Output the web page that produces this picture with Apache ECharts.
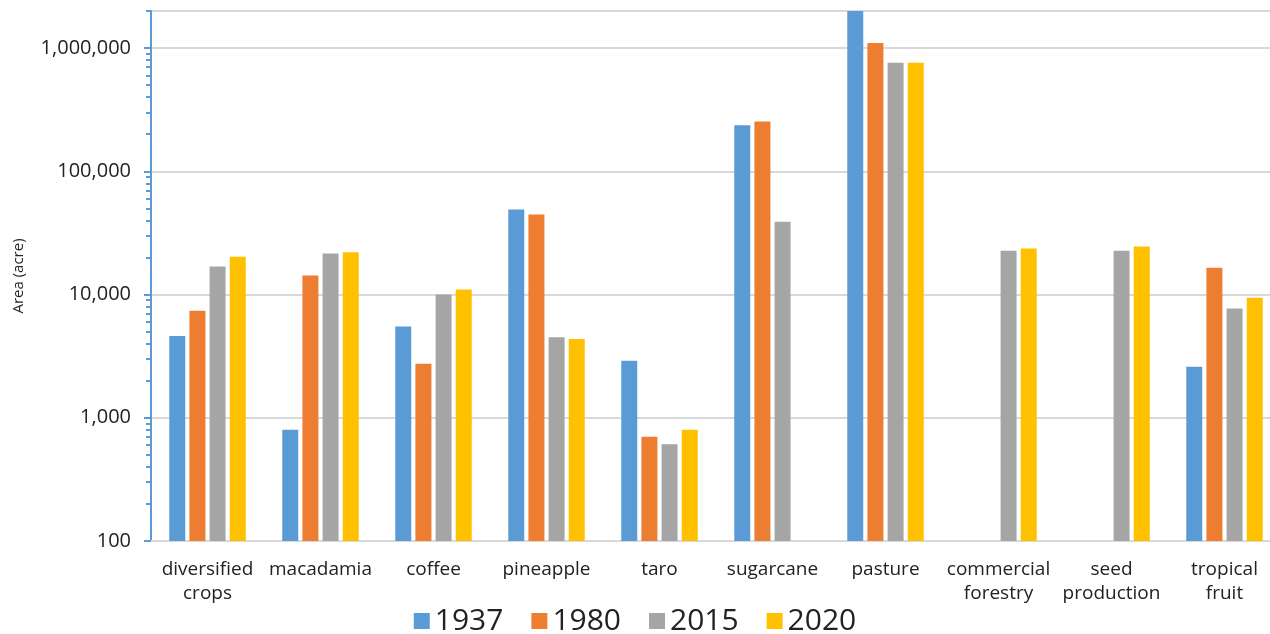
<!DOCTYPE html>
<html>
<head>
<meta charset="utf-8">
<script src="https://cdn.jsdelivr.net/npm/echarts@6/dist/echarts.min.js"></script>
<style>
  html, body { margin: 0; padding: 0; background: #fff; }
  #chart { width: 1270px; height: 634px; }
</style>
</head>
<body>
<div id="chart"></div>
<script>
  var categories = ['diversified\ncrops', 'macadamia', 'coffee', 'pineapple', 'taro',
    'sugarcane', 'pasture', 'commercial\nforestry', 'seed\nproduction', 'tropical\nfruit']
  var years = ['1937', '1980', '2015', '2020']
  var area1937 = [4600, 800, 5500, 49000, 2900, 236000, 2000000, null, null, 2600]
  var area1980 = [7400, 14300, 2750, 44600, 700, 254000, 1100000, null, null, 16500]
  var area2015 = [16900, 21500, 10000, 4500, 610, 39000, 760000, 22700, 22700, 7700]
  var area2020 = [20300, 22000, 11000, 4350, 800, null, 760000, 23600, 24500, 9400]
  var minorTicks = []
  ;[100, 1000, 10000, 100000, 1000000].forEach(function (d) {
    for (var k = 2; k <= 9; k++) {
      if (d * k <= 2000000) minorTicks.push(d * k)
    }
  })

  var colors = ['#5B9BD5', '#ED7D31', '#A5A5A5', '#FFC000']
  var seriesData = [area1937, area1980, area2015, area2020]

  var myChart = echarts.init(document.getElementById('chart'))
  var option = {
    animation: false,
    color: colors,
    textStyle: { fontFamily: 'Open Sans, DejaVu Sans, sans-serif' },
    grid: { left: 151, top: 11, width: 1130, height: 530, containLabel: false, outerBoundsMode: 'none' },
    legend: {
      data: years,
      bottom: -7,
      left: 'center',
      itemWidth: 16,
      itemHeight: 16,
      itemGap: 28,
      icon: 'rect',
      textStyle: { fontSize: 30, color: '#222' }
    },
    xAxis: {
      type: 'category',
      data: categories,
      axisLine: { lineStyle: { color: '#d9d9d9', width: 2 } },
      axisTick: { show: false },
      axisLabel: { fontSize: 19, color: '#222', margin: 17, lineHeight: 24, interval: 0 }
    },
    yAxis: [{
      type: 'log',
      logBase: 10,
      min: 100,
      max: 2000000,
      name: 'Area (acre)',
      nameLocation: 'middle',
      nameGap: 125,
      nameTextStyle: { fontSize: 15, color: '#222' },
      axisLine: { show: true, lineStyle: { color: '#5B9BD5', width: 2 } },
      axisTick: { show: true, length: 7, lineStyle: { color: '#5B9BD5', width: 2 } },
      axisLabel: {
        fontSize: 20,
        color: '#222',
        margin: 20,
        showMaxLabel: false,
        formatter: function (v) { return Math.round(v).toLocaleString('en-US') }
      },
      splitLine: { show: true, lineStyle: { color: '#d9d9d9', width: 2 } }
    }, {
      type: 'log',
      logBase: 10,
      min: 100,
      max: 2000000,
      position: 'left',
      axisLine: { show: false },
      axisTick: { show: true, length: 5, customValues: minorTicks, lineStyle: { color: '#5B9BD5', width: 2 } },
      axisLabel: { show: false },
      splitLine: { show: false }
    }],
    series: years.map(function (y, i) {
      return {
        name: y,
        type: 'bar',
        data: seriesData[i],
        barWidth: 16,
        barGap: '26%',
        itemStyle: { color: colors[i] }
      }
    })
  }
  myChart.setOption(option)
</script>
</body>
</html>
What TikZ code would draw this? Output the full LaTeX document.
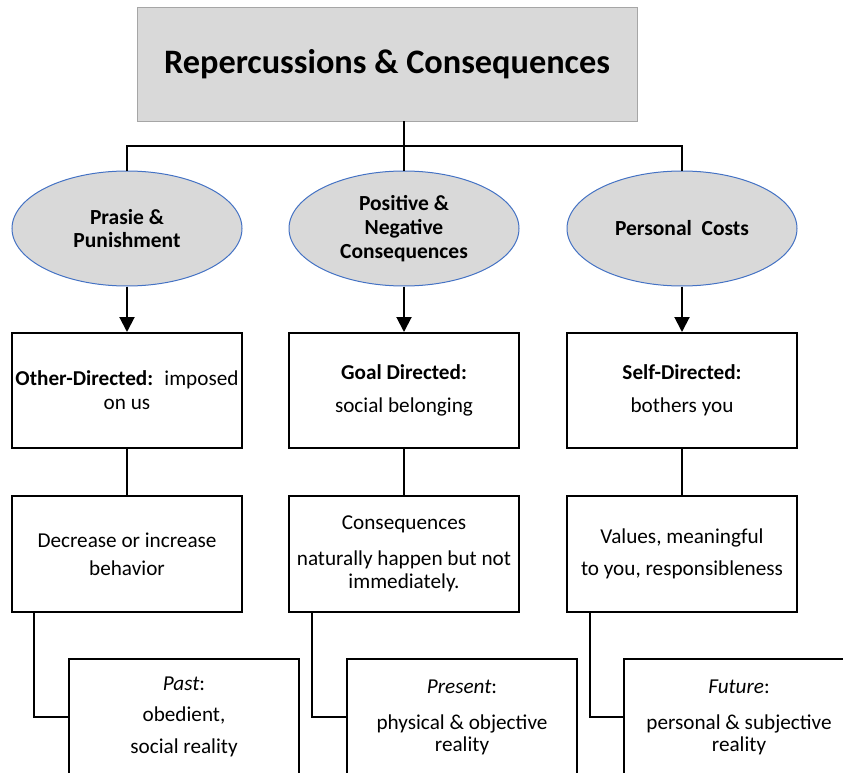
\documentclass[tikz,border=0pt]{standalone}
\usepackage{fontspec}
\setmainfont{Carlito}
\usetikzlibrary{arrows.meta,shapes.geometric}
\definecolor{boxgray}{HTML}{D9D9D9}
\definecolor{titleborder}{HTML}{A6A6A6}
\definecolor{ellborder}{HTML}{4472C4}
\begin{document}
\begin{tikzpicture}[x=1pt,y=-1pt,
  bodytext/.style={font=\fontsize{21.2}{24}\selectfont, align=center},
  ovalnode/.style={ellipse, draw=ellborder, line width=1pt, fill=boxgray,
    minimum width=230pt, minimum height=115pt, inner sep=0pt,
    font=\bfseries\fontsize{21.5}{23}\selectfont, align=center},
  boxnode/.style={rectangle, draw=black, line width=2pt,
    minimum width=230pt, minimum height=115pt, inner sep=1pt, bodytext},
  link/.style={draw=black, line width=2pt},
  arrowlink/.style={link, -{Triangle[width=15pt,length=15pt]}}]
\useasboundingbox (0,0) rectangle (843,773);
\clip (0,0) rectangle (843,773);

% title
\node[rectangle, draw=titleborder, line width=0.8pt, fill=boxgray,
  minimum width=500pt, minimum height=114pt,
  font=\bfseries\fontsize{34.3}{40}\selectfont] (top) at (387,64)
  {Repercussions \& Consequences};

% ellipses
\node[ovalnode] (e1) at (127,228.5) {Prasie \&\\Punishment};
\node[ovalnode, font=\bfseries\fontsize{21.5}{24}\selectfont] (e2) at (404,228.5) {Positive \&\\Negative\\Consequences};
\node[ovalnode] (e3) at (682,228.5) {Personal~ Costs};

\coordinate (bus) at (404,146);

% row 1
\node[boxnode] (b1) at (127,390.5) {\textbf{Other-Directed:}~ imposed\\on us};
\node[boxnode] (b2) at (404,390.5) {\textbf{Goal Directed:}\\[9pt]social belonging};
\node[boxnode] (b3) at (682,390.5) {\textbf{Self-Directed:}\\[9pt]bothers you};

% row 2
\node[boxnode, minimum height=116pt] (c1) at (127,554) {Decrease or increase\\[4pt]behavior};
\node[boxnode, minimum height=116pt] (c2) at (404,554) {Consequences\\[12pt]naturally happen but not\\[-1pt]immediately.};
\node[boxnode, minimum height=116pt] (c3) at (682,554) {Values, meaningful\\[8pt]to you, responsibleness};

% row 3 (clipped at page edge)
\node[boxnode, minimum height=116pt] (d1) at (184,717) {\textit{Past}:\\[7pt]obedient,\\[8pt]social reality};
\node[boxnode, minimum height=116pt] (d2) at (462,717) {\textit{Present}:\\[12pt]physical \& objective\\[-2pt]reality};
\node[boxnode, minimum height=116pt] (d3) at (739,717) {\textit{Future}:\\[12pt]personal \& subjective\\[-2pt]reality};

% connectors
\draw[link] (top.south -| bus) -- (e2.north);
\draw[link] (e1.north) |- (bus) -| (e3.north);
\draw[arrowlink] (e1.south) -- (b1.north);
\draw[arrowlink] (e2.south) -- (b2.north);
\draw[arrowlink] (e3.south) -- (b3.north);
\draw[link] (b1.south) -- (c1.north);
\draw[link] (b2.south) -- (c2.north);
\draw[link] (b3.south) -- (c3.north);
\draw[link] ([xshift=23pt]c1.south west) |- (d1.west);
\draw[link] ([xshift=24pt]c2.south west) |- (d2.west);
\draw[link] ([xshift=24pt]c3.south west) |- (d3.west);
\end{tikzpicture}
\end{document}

────────────────────────────────────────

OBJECTIVE
Print the complete listing exactly, apart from any pictures.

EXERCISE RESULT
Output the web page that produces this picture with Apache ECharts.
<!DOCTYPE html>
<html>
<head>
<meta charset="utf-8">
<script src="https://cdn.jsdelivr.net/npm/echarts@6/dist/echarts.min.js"></script>
<style>
  html, body { margin: 0; padding: 0; background: #fff; }
  #chart { width: 1270px; height: 634px; }
</style>
</head>
<body>
<div id="chart"></div>
<script>
  var categories = ['diversified\ncrops', 'macadamia', 'coffee', 'pineapple', 'taro',
    'sugarcane', 'pasture', 'commercial\nforestry', 'seed\nproduction', 'tropical\nfruit']
  var years = ['1937', '1980', '2015', '2020']
  var area1937 = [4600, 800, 5500, 49000, 2900, 236000, 2000000, null, null, 2600]
  var area1980 = [7400, 14300, 2750, 44600, 700, 254000, 1100000, null, null, 16500]
  var area2015 = [16900, 21500, 10000, 4500, 610, 39000, 760000, 22700, 22700, 7700]
  var area2020 = [20300, 22000, 11000, 4350, 800, null, 760000, 23600, 24500, 9400]
  var minorTicks = []
  ;[100, 1000, 10000, 100000, 1000000].forEach(function (d) {
    for (var k = 2; k <= 9; k++) {
      if (d * k <= 2000000) minorTicks.push(d * k)
    }
  })

  var colors = ['#5B9BD5', '#ED7D31', '#A5A5A5', '#FFC000']
  var seriesData = [area1937, area1980, area2015, area2020]

  var myChart = echarts.init(document.getElementById('chart'))
  var option = {
    animation: false,
    color: colors,
    textStyle: { fontFamily: 'Open Sans, DejaVu Sans, sans-serif' },
    grid: { left: 151, top: 11, width: 1130, height: 530, containLabel: false, outerBoundsMode: 'none' },
    legend: {
      data: years,
      bottom: -7,
      left: 'center',
      itemWidth: 16,
      itemHeight: 16,
      itemGap: 28,
      icon: 'rect',
      textStyle: { fontSize: 30, color: '#222' }
    },
    xAxis: {
      type: 'category',
      data: categories,
      axisLine: { lineStyle: { color: '#d9d9d9', width: 2 } },
      axisTick: { show: false },
      axisLabel: { fontSize: 19, color: '#222', margin: 17, lineHeight: 24, interval: 0 }
    },
    yAxis: [{
      type: 'log',
      logBase: 10,
      min: 100,
      max: 2000000,
      name: 'Area (acre)',
      nameLocation: 'middle',
      nameGap: 125,
      nameTextStyle: { fontSize: 15, color: '#222' },
      axisLine: { show: true, lineStyle: { color: '#5B9BD5', width: 2 } },
      axisTick: { show: true, length: 7, lineStyle: { color: '#5B9BD5', width: 2 } },
      axisLabel: {
        fontSize: 20,
        color: '#222',
        margin: 20,
        showMaxLabel: false,
        formatter: function (v) { return Math.round(v).toLocaleString('en-US') }
      },
      splitLine: { show: true, lineStyle: { color: '#d9d9d9', width: 2 } }
    }, {
      type: 'log',
      logBase: 10,
      min: 100,
      max: 2000000,
      position: 'left',
      axisLine: { show: false },
      axisTick: { show: true, length: 5, customValues: minorTicks, lineStyle: { color: '#5B9BD5', width: 2 } },
      axisLabel: { show: false },
      splitLine: { show: false }
    }],
    series: years.map(function (y, i) {
      return {
        name: y,
        type: 'bar',
        data: seriesData[i],
        barWidth: 16,
        barGap: '26%',
        itemStyle: { color: colors[i] }
      }
    })
  }
  myChart.setOption(option)
</script>
</body>
</html>
What TikZ code would draw this? Output the full LaTeX document.
\documentclass[tikz,border=0pt]{standalone}
\usepackage{fontspec}
\setmainfont{Carlito}
\usetikzlibrary{arrows.meta,shapes.geometric}
\definecolor{boxgray}{HTML}{D9D9D9}
\definecolor{titleborder}{HTML}{A6A6A6}
\definecolor{ellborder}{HTML}{4472C4}
\begin{document}
\begin{tikzpicture}[x=1pt,y=-1pt,
  bodytext/.style={font=\fontsize{21.2}{24}\selectfont, align=center},
  ovalnode/.style={ellipse, draw=ellborder, line width=1pt, fill=boxgray,
    minimum width=230pt, minimum height=115pt, inner sep=0pt,
    font=\bfseries\fontsize{21.5}{23}\selectfont, align=center},
  boxnode/.style={rectangle, draw=black, line width=2pt,
    minimum width=230pt, minimum height=115pt, inner sep=1pt, bodytext},
  link/.style={draw=black, line width=2pt},
  arrowlink/.style={link, -{Triangle[width=15pt,length=15pt]}}]
\useasboundingbox (0,0) rectangle (843,773);
\clip (0,0) rectangle (843,773);

% title
\node[rectangle, draw=titleborder, line width=0.8pt, fill=boxgray,
  minimum width=500pt, minimum height=114pt,
  font=\bfseries\fontsize{34.3}{40}\selectfont] (top) at (387,64)
  {Repercussions \& Consequences};

% ellipses
\node[ovalnode] (e1) at (127,228.5) {Prasie \&\\Punishment};
\node[ovalnode, font=\bfseries\fontsize{21.5}{24}\selectfont] (e2) at (404,228.5) {Positive \&\\Negative\\Consequences};
\node[ovalnode] (e3) at (682,228.5) {Personal~ Costs};

\coordinate (bus) at (404,146);

% row 1
\node[boxnode] (b1) at (127,390.5) {\textbf{Other-Directed:}~ imposed\\on us};
\node[boxnode] (b2) at (404,390.5) {\textbf{Goal Directed:}\\[9pt]social belonging};
\node[boxnode] (b3) at (682,390.5) {\textbf{Self-Directed:}\\[9pt]bothers you};

% row 2
\node[boxnode, minimum height=116pt] (c1) at (127,554) {Decrease or increase\\[4pt]behavior};
\node[boxnode, minimum height=116pt] (c2) at (404,554) {Consequences\\[12pt]naturally happen but not\\[-1pt]immediately.};
\node[boxnode, minimum height=116pt] (c3) at (682,554) {Values, meaningful\\[8pt]to you, responsibleness};

% row 3 (clipped at page edge)
\node[boxnode, minimum height=116pt] (d1) at (184,717) {\textit{Past}:\\[7pt]obedient,\\[8pt]social reality};
\node[boxnode, minimum height=116pt] (d2) at (462,717) {\textit{Present}:\\[12pt]physical \& objective\\[-2pt]reality};
\node[boxnode, minimum height=116pt] (d3) at (739,717) {\textit{Future}:\\[12pt]personal \& subjective\\[-2pt]reality};

% connectors
\draw[link] (top.south -| bus) -- (e2.north);
\draw[link] (e1.north) |- (bus) -| (e3.north);
\draw[arrowlink] (e1.south) -- (b1.north);
\draw[arrowlink] (e2.south) -- (b2.north);
\draw[arrowlink] (e3.south) -- (b3.north);
\draw[link] (b1.south) -- (c1.north);
\draw[link] (b2.south) -- (c2.north);
\draw[link] (b3.south) -- (c3.north);
\draw[link] ([xshift=23pt]c1.south west) |- (d1.west);
\draw[link] ([xshift=24pt]c2.south west) |- (d2.west);
\draw[link] ([xshift=24pt]c3.south west) |- (d3.west);
\end{tikzpicture}
\end{document}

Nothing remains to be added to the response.